# Okemo 3.13.11



## gmcunni (Mar 13, 2011)

*Date(s) Skied: *Okemo

*Resort or Ski Area: *3.13.11

*Conditions: *frozen G, packed power, soft wet snow, hard pack, bumps, clouds, sun, wind, rain, snow

*Report: *Day trip with the kids. The drive up from CT this morning was not pleasant, the further North we got the more rain we encountered. as we approached Ludlow i was sure i'd made a mistake investing in a long drive with a questionable weather forecast. There as a light but constant rain as we drove through town. As i turned on to the access road i noticed a flake or two mixed in. 60 seconds later the frown turned to a smile as we pulled into the drop-off zone and it was snowing, no rain at all. that was the beginning of an odd weather day.

Short version of the day was we started on the South Peak. Headed over to Jackson Gore for lunch and skied the middle of the mountain in the afternoon.    

The top of the mountain was covered in clouds all day. Windy, flat light snowing on and off.   The lower half of the mountain was partly sunny, no wind and warmer. Basically it was Winter on the top and Spring on the bottom of the hill. As we skied from the top to the bottom the snow conditions changed from hard pack to soft & wet very quickly.  

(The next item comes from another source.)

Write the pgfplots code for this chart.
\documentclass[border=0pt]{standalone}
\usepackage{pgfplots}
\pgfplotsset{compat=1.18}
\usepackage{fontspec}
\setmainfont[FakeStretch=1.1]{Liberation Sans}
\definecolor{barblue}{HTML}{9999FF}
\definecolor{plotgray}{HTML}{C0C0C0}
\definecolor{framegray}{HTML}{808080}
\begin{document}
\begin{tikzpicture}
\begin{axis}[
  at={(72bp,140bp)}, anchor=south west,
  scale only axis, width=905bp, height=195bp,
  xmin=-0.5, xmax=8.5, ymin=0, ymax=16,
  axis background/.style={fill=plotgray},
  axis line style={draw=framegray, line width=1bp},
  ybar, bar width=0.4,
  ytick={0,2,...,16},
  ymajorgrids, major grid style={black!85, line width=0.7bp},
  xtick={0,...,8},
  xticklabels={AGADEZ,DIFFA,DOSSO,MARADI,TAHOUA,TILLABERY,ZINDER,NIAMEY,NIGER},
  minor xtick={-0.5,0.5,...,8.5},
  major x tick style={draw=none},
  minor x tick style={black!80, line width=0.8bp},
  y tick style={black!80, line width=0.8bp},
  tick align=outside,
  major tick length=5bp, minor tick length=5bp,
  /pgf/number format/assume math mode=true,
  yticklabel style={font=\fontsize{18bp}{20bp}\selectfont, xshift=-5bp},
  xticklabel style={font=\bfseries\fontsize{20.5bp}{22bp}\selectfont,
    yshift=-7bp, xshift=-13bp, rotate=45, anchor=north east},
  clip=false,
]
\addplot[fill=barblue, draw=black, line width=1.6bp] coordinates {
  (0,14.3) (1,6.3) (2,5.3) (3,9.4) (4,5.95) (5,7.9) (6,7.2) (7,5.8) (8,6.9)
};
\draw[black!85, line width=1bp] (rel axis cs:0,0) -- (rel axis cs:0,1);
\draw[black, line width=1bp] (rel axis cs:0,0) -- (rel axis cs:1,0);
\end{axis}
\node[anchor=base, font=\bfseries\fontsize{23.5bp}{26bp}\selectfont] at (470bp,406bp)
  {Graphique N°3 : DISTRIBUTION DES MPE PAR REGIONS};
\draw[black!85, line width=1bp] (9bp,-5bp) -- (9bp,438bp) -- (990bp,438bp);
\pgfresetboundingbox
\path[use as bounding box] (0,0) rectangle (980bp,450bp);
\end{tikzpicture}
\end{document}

I was very impressed with the snow cover. i didn't see a bare patch anywhere on the mountain

Cloudy top-






Soft snow lower mountain @ Jackson Gore





Soft bumps on Ledges







side note - lots of cops and radar traps today on 91.


----------



## powbmps (Mar 14, 2011)

Looks like two different days.  

Should be a good base all over New England for spring skiing.


----------



## powhunter (Mar 14, 2011)

Ledges looks tasty

steveo


----------



## 4aprice (Mar 14, 2011)

powhunter said:


> Ledges looks tasty
> 
> steveo



Okemo is not one of my favorites, but your right that looks tasty.  Also looks empty.

Alex

Lake Hopatcong, NJ


----------



## gmcunni (Mar 14, 2011)

4aprice said:


> Also looks empty.



good point, forgot to mention that. it was sadly empty all day.  most lifts were ski on, including the high speed northstar quad. never waited more than 2 minutes even during peak times.

i was surprised to see a lot of out of state cars heading home while driving in on 103. not sure if the weather scared them off or it was something else.


----------



## reefer (Mar 14, 2011)

*Sweet!*

Thanks for the report. Hopefully it holds up into April!


----------



## 4aprice (Mar 14, 2011)

gmcunni said:


> good point, forgot to mention that. it was sadly empty all day.  most lifts were ski on, including the high speed northstar quad. never waited more than 2 minutes even during peak times.
> 
> i was surprised to see a lot of out of state cars heading home while driving in on 103. not sure if the weather scared them off or it was something else.



I think it has to do with alot of folks getting into warm weather mode.  Good and bad for us skiing/boarding nuts.  Good that we get the slopes to ourselves, bad that some places will close for other reasons then lack of snow.  

Saturday in PA had a moderate crowd with events like Tele-fest, Season pass holders party etc.  Sunday was a ghost town.  I think many of the not-so-avid and some of the avid have gotten their fill for the season and thus shorten the skiing weekend to one day.  Of course nuts like my keep pushing till the snows gone or the wife kills me.  I'm lucky that my son is as nutty as me so I always have someone to go with.

Alex

Lake Hopatcong, NJ


----------



## gmcunni (Mar 14, 2011)

4aprice said:


> I think it has to do with alot of folks getting into warm weather mode.  Good and bad for us skiing/boarding nuts.  Good that we get the slopes to ourselves, bad that some places will close for other reasons then lack of snow.
> 
> Saturday in PA had a moderate crowd with events like Tele-fest, Season pass holders party etc.  Sunday was a ghost town.  I think many of the not-so-avid and some of the avid have gotten their fill for the season and thus shorten the skiing weekend to one day.  Of course nuts like my keep pushing till the snows gone or the wife kills me.  I'm lucky that my son is as nutty as me so I always have someone to go with.
> 
> ...



you're right, i think the "mainstream" ski season is from Christmas to President's week.


----------



## vinnyv11 (Mar 14, 2011)

4aprice said:


> I think it has to do with alot of folks getting into warm weather mode.  Good and bad for us skiing/boarding nuts.  Good that we get the slopes to ourselves, bad that some places will close for other reasons then lack of snow.
> 
> Saturday in PA had a moderate crowd with events like Tele-fest, Season pass holders party etc.  Sunday was a ghost town.  I think many of the not-so-avid and some of the avid have gotten their fill for the season and thus shorten the skiing weekend to one day.  Of course nuts like my keep pushing till the snows gone or the wife kills me.  I'm lucky that my son is as nutty as me so I always have someone to go with.
> 
> ...



Agreed. Saturday Blue had a light crowd and Sunday Bear Creek was virtually empty with the exception of the Pond Skimming.  I'm debating whether it will be worth going out next weekend.


----------